C-DAC Indian Language Fonts, Corpora, Dictionaries and Tools

C-DAC has developed several True Type Fonts (TTFs) and Open Font Format for various Indian Languages. For UNICODE support in various applications, C-DAC has developed Open Type Fonts for various scripts in all 22 official languages. Over 8000 fonts consisting of True Type, Open Type and Bitmap have been produced so far.

In language computing, corpus plays a major role. Aligned corpora provide the basis for extraction of various linguistic resources, and are useful for building translation memory, cross-language information retrieval systems, terminology extraction, etc. C-DAC has also developed dictionaries in collaboration with the Language Boards and Academies of the particular linguistic region.

C-DAC has developed speech corpora along with text for three East Indian Languages viz. Bangla , Assamese and Manipuri.
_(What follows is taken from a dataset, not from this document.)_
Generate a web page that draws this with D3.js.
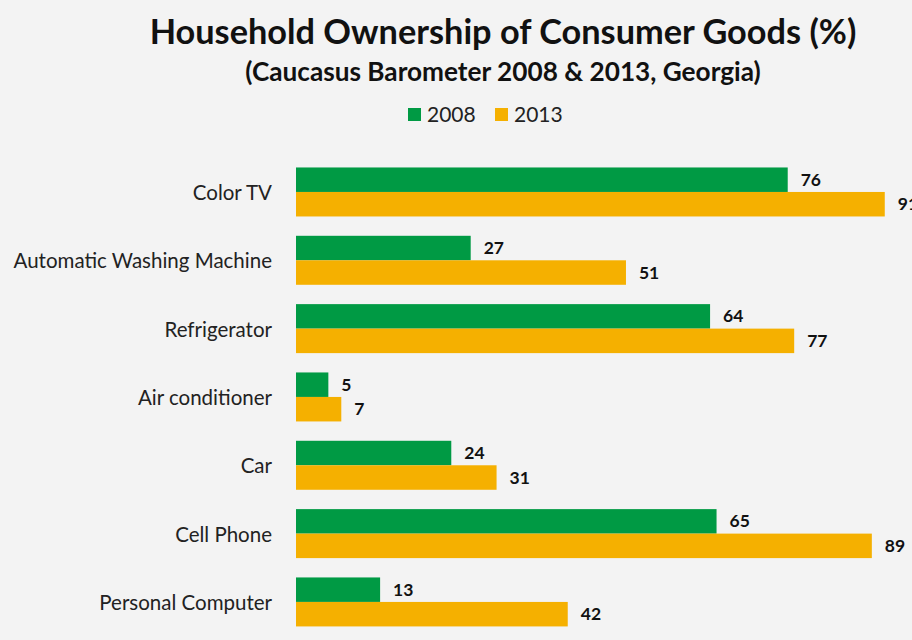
<!DOCTYPE html>
<html><head><meta charset="utf-8">
<script src="https://cdn.jsdelivr.net/npm/d3@7"></script>
<style>
html,body{margin:0;padding:0;background:#f3f3f3;}
svg{display:block;font-family:Lato,"Open Sans",sans-serif;}
</style></head>
<body><svg id="c" width="912" height="640"></svg>
<script>
const categories = ["Color TV","Automatic Washing Machine","Refrigerator","Air conditioner","Car","Cell Phone","Personal Computer"];
const values2008 = [76,27,64,5,24,65,13];
const values2013 = [91,51,77,7,31,89,42];
const seriesNames = ["2008","2013"];
const colors = ["#009a44","#f5b000"];

const svg = d3.select("#c");
svg.append("rect").attr("width",912).attr("height",640).attr("fill","#f3f3f3");

const x = d3.scaleLinear().domain([0,100]).range([296,296+647]);
const y = d3.scaleBand().domain(categories).range([157.8,636.1]).paddingInner(0.283).paddingOuter(0.1415);
const sub = d3.scaleBand().domain(seriesNames).range([0,y.bandwidth()]);

svg.append("text").attr("x",503).attr("y",44).attr("text-anchor","middle")
  .attr("font-size",34.3).attr("font-weight","bold").attr("fill","#111")
  .text("Household Ownership of Consumer Goods (%)");
svg.append("text").attr("x",503).attr("y",81).attr("text-anchor","middle")
  .attr("font-size",26.2).attr("font-weight","bold").attr("fill","#111")
  .text("(Caucasus Barometer 2008 & 2013, Georgia)");

const leg = svg.append("g");
const legX = [408,495];
seriesNames.forEach((s,i)=>{
  leg.append("rect").attr("x",legX[i]).attr("y",108).attr("width",13).attr("height",13).attr("fill",colors[i]);
  leg.append("text").attr("x",legX[i]+19).attr("y",121.5).attr("font-size",21).attr("fill","#222").text(s);
});

const data = categories.map((c,i)=>({c, vals:[values2008[i],values2013[i]]}));
const g = svg.append("g");
data.forEach(d=>{
  d.vals.forEach((v,j)=>{
    const yy = y(d.c)+sub(seriesNames[j]);
    g.append("rect").attr("x",x(0)).attr("y",yy).attr("width",x(v)-x(0)).attr("height",sub.bandwidth())
      .attr("fill",colors[j]);
    g.append("text").attr("x",x(v)+13).attr("y",yy+sub.bandwidth()/2+1.5)
      .attr("dominant-baseline","middle").attr("font-size",17.5).attr("font-weight","bold").attr("fill","#111").text(v);
  });
});

const axis = d3.axisLeft(y).tickSize(0).tickPadding(24);
const ag = svg.append("g").attr("transform",`translate(296,0)`).call(axis);
ag.select(".domain").remove();
ag.selectAll("text").attr("font-size",20.5).attr("fill","#222").attr("dy","0.4em").attr("font-family","Lato, 'Open Sans', sans-serif");
</script></body></html>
The corpora text has parts of speech, annotation and the speech has phoneme level annotation.

Indian Language Tools

To enable development of Indian language applications with greater ease, C-DAC has developed a plethora of tools including the following:

  • Intelligent Script Manager (ISM)
  • Name Translation tool from English to Indian Language
  • Indian Language Software Development Kit
  • iPlugin (Web based Development Tool for Indian languages)

C-DAC has also developed award winning word processing systems such as iLEAP, LEAP Office and ISM which have brought computing to Indian homes.